Something told Vijender before the start of the third round that Cheka isn’t going to come out and trade punches or relax his guard. The Indian squared his impressive shoulders, took a step forward and landed a right to the face, just above the jaw. Cheka’s gum shield was loose and in that moment for a micro-second, the African tottered. Vijender pointed to the referee; most thought he was pointing to the loose gum shield. The referee took one look at Cheka and declared the fight over. The fans hadn’t even settled down and the African who promised so much through his words was ready to fly back. Vijender’s pre-fight prediction “I will put him down with one punch” had come true.

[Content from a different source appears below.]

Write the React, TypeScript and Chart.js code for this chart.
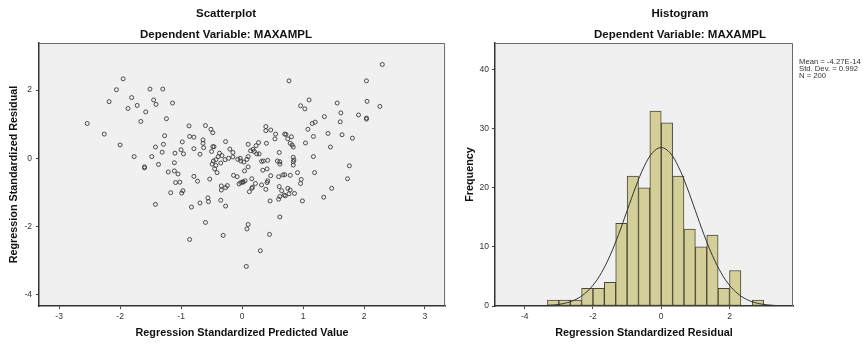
import { useEffect, useRef } from "react";
import { Chart, registerables } from "chart.js";

Chart.register(...registerables);

// ---------- Scatterplot data (Regression Standardized Predicted Value vs Residual) ----------
const scatterPredicted = [
  -1.95, -2.06, -1.51, -1.30, -1.81, -2.18, -1.45, -1.41, -1.14, -1.87,
  -1.72, -1.58, 0.77, 2.30, 2.04, 1.10, 0.96, 1.03, 1.56, 2.05,
  2.26, 1.35, 1.62, 1.91, 2.04, 2.04, -1.24, -1.66, -2.54, -2.26,
  -2.00, -1.77, -1.60, -1.60, -1.42, -1.29, -1.31, -1.27, -1.48, -1.37,
  -1.21, -1.11, -1.11, -1.05, -1.10, -0.98, -1.00, -0.96, -1.09, -1.02,
  -1.17, -0.99, -0.97, -1.42, -0.87, -0.86, -0.79, -0.79, -0.69, -0.64,
  -0.64, -0.60, -0.51, -0.48, -0.48, -0.46, -0.63, -0.50, -0.49, -0.43,
  -0.45, -0.41, -0.37, -0.35, -0.27, -0.20, -0.15, -0.39, -0.33, -0.47,
  -0.43, -0.28, -0.22, -0.79, -0.73, -0.53, -0.34, -0.34, -0.27, -0.24,
  -0.56, -0.55, -0.69, -0.83, -0.35, -0.27, -0.60, -0.86, -0.31, -0.03,
  -0.02, 0.10, 0.14, 0.10, 0.27, 0.23, 0.20, 0.24, 0.28, 0.40,
  0.39, 0.39, 0.47, 0.55, 0.54, 0.70, 0.61, 0.35, 0.42, 0.58,
  0.62, -0.15, -0.07, 0.03, 0.08, 0.18, 0.10, 0.04, 0.01, 0.05,
  0.16, 0.22, 0.12, 0.17, 0.32, 0.39, 0.41, 0.42, 0.34, 0.41,
  0.47, -0.14, -0.08, -0.05, -0.02, 0.02, 0.46, 0.62, 0.10, 0.08,
  0.45, 0.30, 0.07, 0.60, 0.62, 0.69, 0.65, 0.61, 0.60, 0.67,
  0.62, 0.70, 0.79, 0.91, 0.97, 0.96, 0.75, 0.79, 0.71, 0.77,
  0.86, 0.99, 0.84, 0.84, 0.84, 0.85, 0.72, 0.81, 0.75, 0.79,
  0.82, 0.84, 1.20, 1.15, 1.61, 1.08, 1.41, 1.64, 1.81, 1.17,
  1.04, 1.45, 1.17, 1.76, 1.73, 1.47, 1.34, 1.19, 0.16, 0.32,
];
const scatterResidual = [
  2.33, 2.01, 2.03, 2.03, 1.78, 1.66, 1.71, 1.58, 1.62, 1.46,
  1.55, 1.36, 2.27, 2.75, 2.27, 1.71, 1.54, 1.45, 1.62, 1.67,
  1.52, 1.22, 1.33, 1.27, 1.18, 1.15, 1.16, 1.08, 1.02, 0.71,
  0.39, 0.05, -0.25, -0.28, 0.33, 0.41, 0.18, 0.66, 0.05, -0.18,
  -0.40, -0.13, -0.37, -0.46, 0.15, 0.48, 0.25, 0.13, -0.71, -0.70,
  -1.01, -1.02, -0.95, -1.35, 0.95, 0.64, 0.62, 0.28, 0.12, 0.44,
  0.54, 0.96, 0.85, 0.75, 0.34, 0.34, 0.31, 0.20, -0.17, -0.21,
  -0.31, -0.42, 0.15, -0.14, 0.49, 0.27, 0.17, 0.05, 0.08, -0.08,
  -0.04, -0.04, 0.00, -0.53, -0.67, -0.61, -0.81, -0.93, -0.86, -0.80,
  -1.16, -1.27, -1.31, -1.43, -1.23, -1.40, -1.88, -2.38, -2.26, 0.00,
  -0.08, 0.05, 0.22, 0.41, 0.46, 0.37, 0.20, 0.13, 0.13, 0.44,
  0.93, 0.81, 0.83, 0.71, 0.57, 0.71, 0.17, -0.08, -0.06, -0.08,
  -0.10, 0.04, -0.03, -0.11, -0.03, 0.26, -0.25, -0.37, -0.69, -0.66,
  -0.60, -0.74, -0.98, -0.85, -0.78, -0.91, -0.71, -0.66, -0.35, -0.31,
  -0.51, -0.50, -0.54, -0.75, -0.71, -0.70, -1.25, -1.72, -1.94, -2.07,
  -2.23, -2.71, -3.17, -1.20, -1.12, -1.08, -0.95, -0.83, -0.54, -0.49,
  -0.17, -0.48, -0.50, -0.42, -0.62, -0.74, -0.88, -0.93, -1.10, -1.04,
  -1.03, -1.25, -0.20, -0.10, 0.03, -0.05, 0.70, 0.63, 0.57, 0.44,
  0.39, 0.33, 1.06, 1.02, 1.07, 0.85, 0.73, 0.69, 0.59, 0.64,
  0.45, 0.33, 0.05, -0.22, -0.60, -0.88, -1.14, -0.42, -0.88, -0.09,
];
const scatterXTicks = [-3, -2, -1, 0, 1, 2, 3];
const scatterYTicks = [-4, -2, 0, 2];

// ---------- Histogram data (Regression Standardized Residual) ----------
const binCenters = [
  -3.167, -2.833, -2.5, -2.167, -1.833, -1.5, -1.167, -0.833, -0.5, -0.167,
  0.167, 0.5, 0.833, 1.167, 1.5, 1.833, 2.167, 2.5, 2.833,
];
const binCounts = [1, 1, 1, 3, 3, 4, 14, 22, 20, 33, 31, 22, 13, 10, 12, 3, 6, 0, 1];
const curveX = [
  -4.5, -4.25, -4.0, -3.75, -3.5, -3.25, -3.0, -2.75, -2.5, -2.25, -2.0, -1.75,
  -1.5, -1.25, -1.0, -0.75, -0.5, -0.25, 0, 0.25, 0.5, 0.75, 1.0, 1.25, 1.5,
  1.75, 2.0, 2.25, 2.5, 2.75, 3.0, 3.25, 3.5, 3.75,
];
const curveY = [
  0.0, 0.0, 0.01, 0.02, 0.05, 0.13, 0.28, 0.57, 1.12, 2.05, 3.51, 5.65,
  8.54, 12.11, 16.13, 20.14, 23.6, 25.96, 26.8, 25.96, 23.6, 20.14, 16.13, 12.11, 8.54,
  5.65, 3.51, 2.05, 1.12, 0.57, 0.28, 0.13, 0.05, 0.02,
];
const histXTicks = [-4, -2, 0, 2];
const histYTicks = [0, 10, 20, 30, 40];
const statsLines = ["Mean = -4.27E-14", "Std. Dev. = 0.992", "N = 200"];

const FAMILY = '"Liberation Sans", Arial, Helvetica, sans-serif';
Chart.defaults.font.family = FAMILY;

const panelPlugin = {
  id: "panel",
  beforeDraw(chart: any) {
    const { ctx, chartArea: a } = chart;
    ctx.save();
    ctx.fillStyle = "#f0f0f0";
    ctx.fillRect(a.left, a.top, a.right - a.left, a.bottom - a.top);
    ctx.restore();
  },
  afterDraw(chart: any, _args: any, opts: any) {
    const { ctx, chartArea: a } = chart;
    ctx.save();
    ctx.strokeStyle = "#6a6a6a";
    ctx.lineWidth = 1;
    ctx.beginPath();
    ctx.moveTo(a.left, a.top + 0.5);
    ctx.lineTo(a.right - 0.5, a.top + 0.5);
    ctx.lineTo(a.right - 0.5, a.bottom);
    ctx.stroke();

    ctx.fillStyle = "#111";
    ctx.textAlign = "center";
    ctx.textBaseline = "middle";
    ctx.font = `bold 11.5px ${FAMILY}`;
    ctx.fillText(opts.title, opts.titleX, 14);
    ctx.fillText(opts.subtitle, opts.titleX, 35);

    if (opts.stats) {
      ctx.font = `7.7px ${FAMILY}`;
      ctx.textAlign = "left";
      ctx.fillStyle = "#333";
      opts.stats.forEach((line: string, i: number) => {
        ctx.fillText(line, a.right + 6, 62.3 + i * 7);
      });
    }
    ctx.restore();
  },
};

function axisCommon(tickPadding: number) {
  return {
    grid: { drawOnChartArea: false, drawTicks: true, tickLength: 3, color: "#444", lineWidth: 1, offset: false },
    border: { display: true, color: "#333", width: 1.5 },
    ticks: { font: { size: 8.5 }, color: "#333", padding: tickPadding, callback: (v: any) => String(v) },
  };
}

function axisTitle(text: string, padding: any) {
  return { display: true, text, color: "#111", font: { size: 10.8, weight: "bold" as const }, padding };
}

export default function App() {
  const sRef = useRef<HTMLCanvasElement>(null);
  const hRef = useRef<HTMLCanvasElement>(null);

  useEffect(() => {
    const scatter = new Chart(sRef.current as HTMLCanvasElement, {
      type: "scatter",
      data: {
        datasets: [
          {
            data: scatterPredicted.map((x, i) => ({ x, y: scatterResidual[i] })),
            pointRadius: 2,
            pointBorderWidth: 0.9,
            borderColor: "#3a3a3a",
            backgroundColor: "rgba(0,0,0,0)",
          },
        ],
      },
      options: {
        responsive: false,
        animation: false,
        layout: { padding: { top: 43, right: 2, bottom: 0, left: 0 } },
        plugins: {
          legend: { display: false },
          tooltip: { enabled: false },
          panel: { title: "Scatterplot", subtitle: "Dependent Variable: MAXAMPL", titleX: 226 },
        } as any,
        scales: {
          x: {
            type: "linear",
            min: -3.33,
            max: 3.33,
            offset: false,
            afterBuildTicks: (s: any) => { s.ticks = scatterXTicks.map((v) => ({ value: v })); },
            afterFit: (s: any) => { s.height = 38; },
            ...axisCommon(3),
            title: axisTitle("Regression Standardized Predicted Value", { top: 0, bottom: 4.8 }),
          } as any,
          y: {
            type: "linear",
            min: -4.33,
            max: 3.38,
            afterBuildTicks: (s: any) => { s.ticks = scatterYTicks.map((v) => ({ value: v })); },
            afterFit: (s: any) => { s.width = 39; },
            ...axisCommon(4),
            title: axisTitle("Regression Standardized Residual", { top: 7.5, bottom: 0 }),
          } as any,
        },
      },
      plugins: [panelPlugin],
    });

    const hist = new Chart(hRef.current as HTMLCanvasElement, {
      type: "bar",
      data: {
        datasets: [
          {
            type: "line",
            data: curveX.map((x, i) => ({ x, y: curveY[i] })),
            borderColor: "#333",
            borderWidth: 1,
            pointRadius: 0,
            tension: 0.4,
            fill: false,
            order: 0,
          } as any,
          {
            type: "bar",
            data: binCenters.map((x, i) => ({ x, y: binCounts[i] })),
            backgroundColor: "#d4cf98",
            borderColor: "#4a4838",
            borderWidth: 1,
            borderSkipped: false,
            barPercentage: 1,
            categoryPercentage: 1,
            order: 1,
          } as any,
        ],
      },
      options: {
        responsive: false,
        animation: false,
        layout: { padding: { top: 43, right: 70, bottom: 0, left: 0 } },
        plugins: {
          legend: { display: false },
          tooltip: { enabled: false },
          panel: { title: "Histogram", subtitle: "Dependent Variable: MAXAMPL", titleX: 230, stats: statsLines },
        } as any,
        scales: {
          x: {
            type: "linear",
            min: -4.87,
            max: 3.86,
            offset: false,
            afterBuildTicks: (s: any) => { s.ticks = histXTicks.map((v) => ({ value: v })); },
            afterFit: (s: any) => { s.height = 38; },
            ...axisCommon(3),
            title: axisTitle("Regression Standardized Residual", { top: 0, bottom: 4.8 }),
          } as any,
          y: {
            type: "linear",
            min: 0,
            max: 44.5,
            afterBuildTicks: (s: any) => { s.ticks = histYTicks.map((v) => ({ value: v })); },
            afterFit: (s: any) => { s.width = 45; },
            ...axisCommon(3),
            title: axisTitle("Frequency", { top: 13.5, bottom: 0 }),
          } as any,
        },
      },
      plugins: [panelPlugin],
    });

    return () => {
      scatter.destroy();
      hist.destroy();
    };
  }, []);

  return (
    <div style={{ position: "absolute", left: 0, top: 0, width: 863, height: 344, background: "#fff", overflow: "hidden" }}>
      <canvas ref={sRef} width={450} height={344} style={{ position: "absolute", left: 0, top: 0 }} />
      <canvas ref={hRef} width={413} height={344} style={{ position: "absolute", left: 450, top: 0 }} />
    </div>
  );
}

In fact, going back to the changing room was more of a challenge. Vijender had to wade through the crowd; some held onto him, touched him and one fan hugged and didn’t let go till he was forcibly pried out.
After the bout, Vijender said, “I did fall for all that Cheka was saying in the media. A few people in my group did ask me to be careful. But after the first round, I had his measure and then I sorted him out.” In fact, in the middle of the second round, after landing one straight to the face, Vijender did a bit of show-boating, one leg tucked behind the other as he gleefully smiled at Cheka. The crowd roared.

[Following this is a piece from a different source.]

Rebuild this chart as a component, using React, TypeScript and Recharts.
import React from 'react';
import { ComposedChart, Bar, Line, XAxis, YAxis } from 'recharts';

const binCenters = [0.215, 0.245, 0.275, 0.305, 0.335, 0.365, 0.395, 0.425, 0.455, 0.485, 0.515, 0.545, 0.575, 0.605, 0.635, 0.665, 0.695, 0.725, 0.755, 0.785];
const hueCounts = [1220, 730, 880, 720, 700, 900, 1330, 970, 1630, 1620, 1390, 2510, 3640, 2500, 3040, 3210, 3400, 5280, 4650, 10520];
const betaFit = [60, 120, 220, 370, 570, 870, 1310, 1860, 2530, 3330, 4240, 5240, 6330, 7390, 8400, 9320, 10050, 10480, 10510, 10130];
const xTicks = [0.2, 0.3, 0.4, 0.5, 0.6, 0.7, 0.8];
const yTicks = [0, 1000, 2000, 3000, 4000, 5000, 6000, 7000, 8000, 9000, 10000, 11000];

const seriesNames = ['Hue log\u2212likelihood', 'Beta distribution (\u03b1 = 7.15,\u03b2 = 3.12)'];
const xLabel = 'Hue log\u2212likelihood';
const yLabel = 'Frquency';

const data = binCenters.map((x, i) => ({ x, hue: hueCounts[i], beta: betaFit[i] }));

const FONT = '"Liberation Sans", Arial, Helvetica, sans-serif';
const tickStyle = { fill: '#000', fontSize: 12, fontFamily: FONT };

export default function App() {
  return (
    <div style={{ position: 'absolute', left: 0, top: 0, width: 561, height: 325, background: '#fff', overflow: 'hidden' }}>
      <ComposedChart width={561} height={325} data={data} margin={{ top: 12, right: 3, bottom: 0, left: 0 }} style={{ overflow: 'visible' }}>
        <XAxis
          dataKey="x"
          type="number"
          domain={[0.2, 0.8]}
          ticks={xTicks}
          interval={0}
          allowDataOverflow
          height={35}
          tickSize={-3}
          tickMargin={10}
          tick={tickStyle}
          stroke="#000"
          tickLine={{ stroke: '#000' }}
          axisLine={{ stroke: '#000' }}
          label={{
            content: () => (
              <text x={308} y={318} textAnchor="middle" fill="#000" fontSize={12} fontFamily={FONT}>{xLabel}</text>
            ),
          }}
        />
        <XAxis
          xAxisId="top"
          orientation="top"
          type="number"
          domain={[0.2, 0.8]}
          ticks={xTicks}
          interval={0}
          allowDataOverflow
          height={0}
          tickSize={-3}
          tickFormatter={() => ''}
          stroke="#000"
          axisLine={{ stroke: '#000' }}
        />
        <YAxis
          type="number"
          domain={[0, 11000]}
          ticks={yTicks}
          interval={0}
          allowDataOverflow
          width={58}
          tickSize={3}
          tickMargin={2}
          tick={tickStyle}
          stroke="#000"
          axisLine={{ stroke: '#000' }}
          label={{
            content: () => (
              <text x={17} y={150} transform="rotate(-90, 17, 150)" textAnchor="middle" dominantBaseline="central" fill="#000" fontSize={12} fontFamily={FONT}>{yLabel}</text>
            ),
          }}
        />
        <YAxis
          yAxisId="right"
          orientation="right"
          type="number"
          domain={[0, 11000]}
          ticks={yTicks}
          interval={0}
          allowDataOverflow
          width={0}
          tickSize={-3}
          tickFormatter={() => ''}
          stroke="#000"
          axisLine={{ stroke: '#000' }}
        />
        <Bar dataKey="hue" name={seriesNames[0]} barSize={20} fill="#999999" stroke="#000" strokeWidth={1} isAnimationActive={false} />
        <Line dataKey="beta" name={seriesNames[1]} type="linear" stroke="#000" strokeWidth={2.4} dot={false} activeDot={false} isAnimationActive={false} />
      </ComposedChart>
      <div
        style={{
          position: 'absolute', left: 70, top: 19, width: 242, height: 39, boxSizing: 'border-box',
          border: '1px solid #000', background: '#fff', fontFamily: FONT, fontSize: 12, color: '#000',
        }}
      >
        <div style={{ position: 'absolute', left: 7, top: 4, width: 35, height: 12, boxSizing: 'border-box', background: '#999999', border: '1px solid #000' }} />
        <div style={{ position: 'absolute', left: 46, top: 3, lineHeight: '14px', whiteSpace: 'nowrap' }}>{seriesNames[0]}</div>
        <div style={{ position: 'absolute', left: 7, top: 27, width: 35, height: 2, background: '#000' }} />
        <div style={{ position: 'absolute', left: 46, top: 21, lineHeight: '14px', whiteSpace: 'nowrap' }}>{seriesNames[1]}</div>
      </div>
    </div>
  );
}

It was Vijender’s eighth consecutive win in professional boxing and second at home; also his seventh knockout in eight bouts. “Two months of training in Manchester has done me good,” said the Indian champion, “I am happy and I believe in punch-power.”
Vijender dedicated his win to the martyred Indian soldiers. His next bout and opponent should be up in six months’ time, probably taking place in China or Dubai. The word ‘biopic’ was thrown in as Vijender smiled. “I keep on repeating ‘Picture abhi baaki hain mere dost’. It’s not the end for me right now, and when I retire that would be the time for a biopic to be made on me. So, I don’t think so, it’s the right time as I haven’t ended my career now.”